Identity Capital is the value of our selves, taking into consideration our abilities, potentials, experiences, and expertise. The job market is literally a marketplace, a barter system between our identity capital and the opportunities from employers. Wherever you are now, you should start building your identity capital by doing things that add value to who you are, like a foreign language class, an internship, a student council stint, a collection of photographs, or a blog. As long as it helps you become the person you want to be, do it.
We should first acknowledge and emphasize that studying is the first and top priority why we go through college. But this fact should not discourage you to experience other equally valuable things. College is meant to be experienced: the campus, the students, the company of your mentors, and the insights you could acquire outside the classroom. Maximize your learning by joining quiz bowls, competing athletically, debating, being a student leader, among other worthy endeavors. After all, being just a college student isn’t gonna build your identity capital.
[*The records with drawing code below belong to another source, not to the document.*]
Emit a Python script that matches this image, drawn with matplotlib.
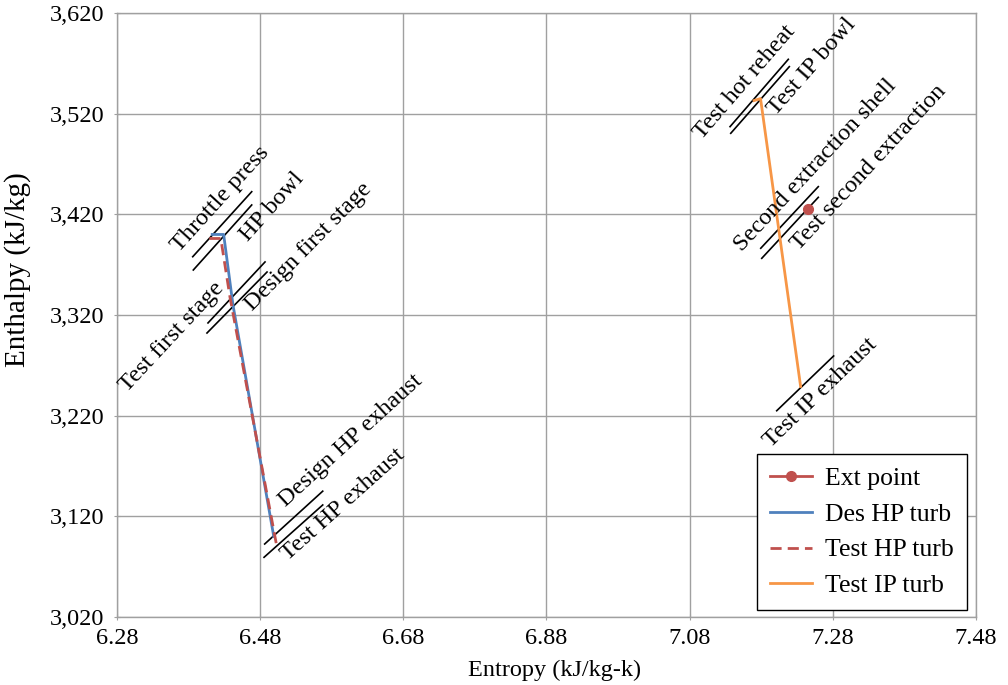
import numpy as np
import matplotlib
matplotlib.use("Agg")
import matplotlib.pyplot as plt
from matplotlib.ticker import FuncFormatter

plt.rcParams['font.family'] = ['Liberation Serif', 'DejaVu Serif']

# ---- data ----
ext_x = [7.245]
ext_y = [3425]

des_hp_x = [6.413, 6.429, 6.442, 6.499]
des_hp_y = [3400, 3400, 3330, 3100]

test_hp_x = [6.409, 6.425, 6.438, 6.503]
test_hp_y = [3396, 3396, 3337, 3091]

test_ip_x = [7.170, 7.179, 7.235]
test_ip_y = [3533, 3535, 3249]

x_ticks = [6.28, 6.48, 6.68, 6.88, 7.08, 7.28, 7.48]
y_ticks = [3020, 3120, 3220, 3320, 3420, 3520, 3620]

# annotation labels with marker segment (data coords) and text centre
ann_labels = ["Throttle press", "HP bowl", "Test first stage", "Design first stage",
              "Design HP exhaust", "Test HP exhaust", "Test hot reheat", "Test IP bowl",
              "Second extraction shell", "Test second extraction", "Test IP exhaust"]
ann_seg = [((6.3858, 3377.9), (6.4682, 3442.5)),
           ((6.3866, 3364.7), (6.4682, 3429.3)),
           ((6.4071, 3312.1), (6.4868, 3372.7)),
           ((6.4057, 3302.1), (6.4896, 3362.7)),
           ((6.4863, 3092.5), (6.5674, 3145.0)),
           ((6.4854, 3079.3), (6.5674, 3131.3)),
           ((7.1364, 3507.1), (7.2178, 3574.0)),
           ((7.1374, 3500.5), (7.2192, 3566.7)),
           ((7.1793, 3386.3), (7.2597, 3447.5)),
           ((7.1807, 3376.3), (7.2597, 3436.9)),
           ((7.2016, 3224.9), (7.2811, 3279.3))]
ann_text = [(6.4246, 3435.2), (6.4961, 3427.6), (6.3568, 3298.1), (6.5473, 3387.8),
            (6.6059, 3195.0), (6.5962, 3131.3), (7.1573, 3551.0), (7.2509, 3567.0),
            (7.2562, 3468.2), (7.3306, 3466.5), (7.2621, 3243.0)]

# ---- figure ----
W, H = 1008, 685
fig = plt.figure(figsize=(W / 100, H / 100), dpi=100)
ax = fig.add_axes([117 / W, 1 - 617 / H, (976 - 117) / W, (617 - 13) / H])

ax.set_xlim(6.28, 7.48)
ax.set_ylim(3020, 3620)
ax.set_xticks(x_ticks)
ax.set_yticks(y_ticks)
ax.xaxis.set_major_formatter(FuncFormatter(lambda v, p: f"{v:.2f}"))
ax.yaxis.set_major_formatter(FuncFormatter(lambda v, p: f"{v:,.0f}"))
ax.grid(True, color='#a0a0a0', lw=1.0)
ax.set_axisbelow(True)
for s in ax.spines.values():
    s.set_color('#a0a0a0')
    s.set_linewidth(1.0)
ax.tick_params(axis='both', labelsize=17.5, color='#a0a0a0', length=4, direction='inout')
ax.tick_params(axis='y', pad=7)
ax.tick_params(axis='x', pad=6)

ax.plot(ext_x, ext_y, '-o', color='#C0504D', lw=2, ms=7, label='Ext point', zorder=5)
ax.plot(des_hp_x, des_hp_y, '-', color='#4F81BD', lw=2, label='Des HP turb', zorder=3)
ax.plot(test_hp_x, test_hp_y, color='#C0504D', lw=2, linestyle=(0, (4, 2.2)),
        label='Test HP turb', zorder=4)
ax.plot(test_ip_x, test_ip_y, '-', color='#F79646', lw=2, label='Test IP turb', zorder=3)

for lab, (p1, p2), (tx, ty) in zip(ann_labels, ann_seg, ann_text):
    ax.plot([p1[0], p2[0]], [p1[1], p2[1]], color='black', lw=1.2, zorder=2)
    d1 = ax.transData.transform(p1)
    d2 = ax.transData.transform(p2)
    ang = np.degrees(np.arctan2(d2[1] - d1[1], d2[0] - d1[0]))
    ax.text(tx, ty, lab, rotation=ang, rotation_mode='anchor', ha='center',
            va='center', fontsize=17.5, zorder=6)

ax.set_xlabel('Entropy (kJ/kg-k)', fontsize=17.5)
ax.set_ylabel('Enthalpy (kJ/kg)', fontsize=21)
ax.xaxis.label.set_va('center')
ax.yaxis.label.set_va('center')
ax.xaxis.set_label_coords((555 - 117) / 859, (617 - 670) / 604)
ax.yaxis.set_label_coords((18 - 117) / 859, (617 - 270) / 604)

leg = ax.legend(loc='upper left', bbox_to_anchor=((757 - 117) / 859, (617 - 454) / 604),
                fontsize=18.5, frameon=True, fancybox=False, edgecolor='black',
                framealpha=1, handlelength=1.65, handletextpad=0.5, labelspacing=0.5,
                borderpad=0.5, borderaxespad=0)
leg.get_frame().set_linewidth(1.0)

fig.savefig('out.png', dpi=100)
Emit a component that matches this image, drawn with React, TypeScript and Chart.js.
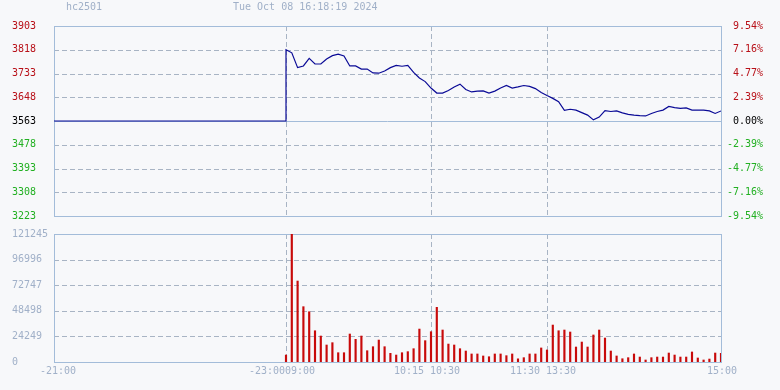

The practice of any profession–be it science, business, engineering, or communication–always, always involves people. Social Intelligence is the ability to get along well with others, and to get them to cooperate with you. This theory suggests five components, each briefly described:
Situational Awareness: ability to observe and understand the context of a situation
Presence: bearing, and the impression you send to others about yourself
Authenticity: honesty, and the alignment of your behavior to your values
Clarity: ability to convey a message clearly through communication
Empathy: ability to ‘share a feeling’ with another person
There is little or no discussion of this concept inside the classroom, you can only practice this when you’re with people. In the real world, it matters how you treat others.